1. Improved control means for controlling the operation of a hydraulically operated jack including a ram comprising a piston, and having associated therewith a directional control valve, a pump for passing hydraulic fluid from a reservoir to either side of the piston of said ram via said directional control valve, and a load cell for sensing the load applied by said ram, the improvement comprising a dumping valve arranged in a hydraulic circuit between said pump and said directional control valve, switch means for operating said dumping valve independently of said directional control valve to bypass fluid being pumped toward said ram, said switch means being controllably coupled to said load cell for actuating said dumping valve in response to said load cell sensing a given desired load, and a check valve positioned in said hydraulic circuit to prevent return flow of pressurized fluid from said jack upon actuation of said dumping valve.

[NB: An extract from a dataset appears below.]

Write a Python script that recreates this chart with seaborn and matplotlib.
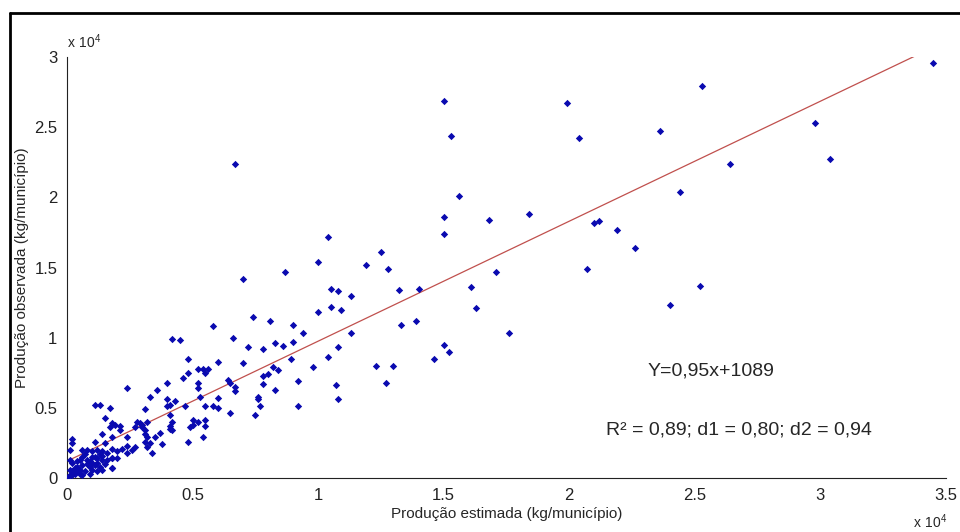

2. Improved control means for controlling the operation of a hydraulically operated jack including a ram comprising a piston, and having associated therewith a directional control valve, a pump for passing hydraulic fluid from a reservoir to either side of the piston of said ram via said directional control valve, and a load cell for sensing the load applied by said ram, the improvement comprising a dumping valve arranged in a hydraulic circuit between said pump and said directional control valve, switch means including a manually operated relayactuated changeover switch for operating said dumping valve independently of said directional control valve to bypass fluid being pumped toward said ram, load indicating means for providing an indication of said load cell sensing a desired load, and a check valve positioned in said hydraulic circuit to prevent return flow of pressurized fluid from said jack upon actuation of said dumping valve.

3. improved control means as claimed in claim 2, wherein said indicating means comprises a meter coupled to said load cell for providing a visual indication of the load sensed by said load cell.

4. Improved control means as claimed in claim 3, including a recording device for providing a record of loads sensed by said load cell during the course of a plurality of operations.

5. improved control means as claimed in claim 2, including a pilot valve for unseating said check valve to permit return flow of pressurized fluid from said jack.

6. Improved control means for controlling the operation of a hydraulically operated jack including a ram comprising a piston, and having associated therewith a directional control valve, a pump for passing hydraulic fluid from a reservoir to either side of the piston of said ram via said directional control valve, and a load cell for sensing the load applied by said ram, the improvement comprising a dumping valve arranged in a hydraulic circuit between said pump and said directional control valve, a manually operated relay-actuated changeover switch for operating said dumping valve independently of said directional control valve, a trip device controllably coupled to said load cell and arranged in circuit with said changeover switch for automatically actuating said changeover switch in response to said load cell sensing a predetermined load, and a check valve positioned in said hydraulic circuit to prevent return flow of pressurized fluid from said jack upon actuation of said dumping valve.

7. Improved control means as claimed in claim 6, in which said trip device comprises a relay-operated cutout switch and an adjustable trip level controller which determines the load value at which said cutout switch becomes operative.

8. Improved control means as claimed in claim 6, including a meter for providing a visual indication of the load sensed by said load cell.

9. Improved control means as claimed in claim 6, including a pilot value for unseating said check valve to permit return flow of pressurized fluid from said jack.